Le Sénat s'ajourne à loisir.

 


Sanction Royale

L'honorable Peter deC. Cory, juge puîné de la Cour suprême du Canada, en sa capacité de suppléant du Gouverneur général, prend place au pied du trône. La Chambre des communes, priée de se présenter, arrive avec sa Présidente suppléante. Il plaît à l'honorable suppléant de Son Excellence le Gouverneur général de donner la sanction royale aux projets de loi suivants:

Loi modifiant la Loi sur le Conseil canadien des normes (Projet de loi C-4, Chapitre 24, 1996)

Loi modifiant la Loi électorale du Canada (remboursement des dépenses d'élection) (Projet de loi C-243, Chapitre 26, 1996)

Loi portant dissolution de la Compagnie du chemin de fer de Nipissing à la Baie de James (Projet de loi S-7)
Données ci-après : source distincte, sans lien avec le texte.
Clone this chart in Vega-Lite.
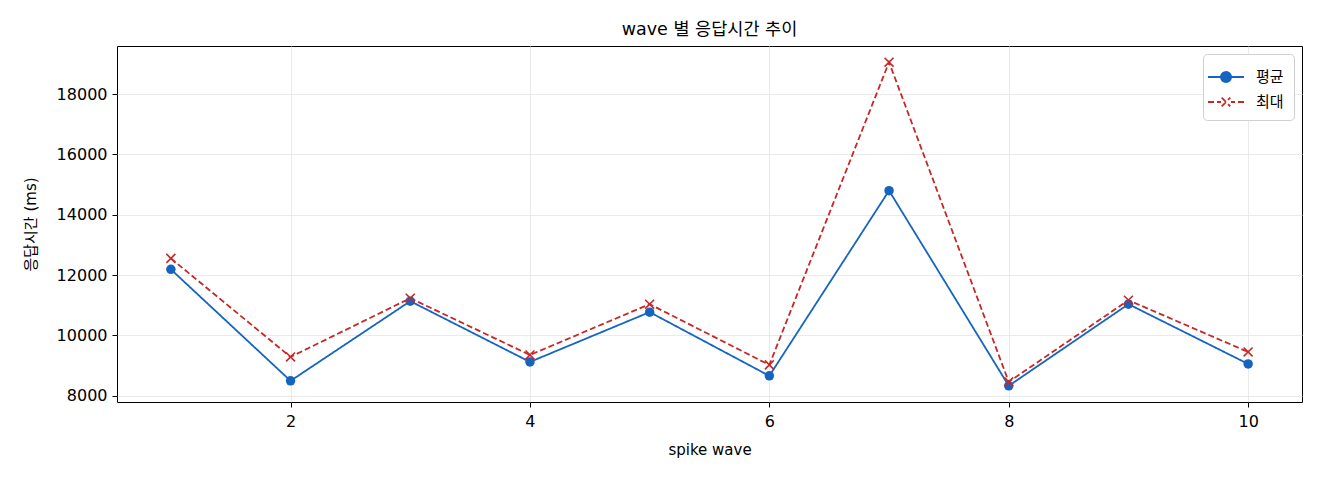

L'honorable Pierrette Ringuette-Maltais, Présidente suppléante de la Chambre des communes, s'adresse ensuite à l'honorable suppléant du Gouverneur général en ces termes:

Qu'il plaise à Votre Honneur.

La Chambre des communes du Canada a voté certains crédits requis pour permettre au gouvernement de pourvoir aux dépenses du service public.

Au nom de la Chambre des communes, je présente à Votre Honneur le projet de loi suivant:

Loi portant octroi à Sa Majesté de crédits pour l'administration publique fédérale pendant l'exercice se terminant le 31 mars 1997 (Projet de loi C-56, Chapitre 25, 1996)

À ces projets de loi, je prie humblement Votre Honneur de donner la sanction royale.

Il plaît à l'honorable suppléant du Gouverneur général de donner la sanction royale aux projets de loi.

La Chambre des communes se retire.

Il plaît à l'honorable suppléant de Son Excellence le Gouverneur général de se retirer.


Le Sénat reprend sa séance.

(Le Sénat s'ajourne au mercredi 23 octobre 1996, à 13 h 30.)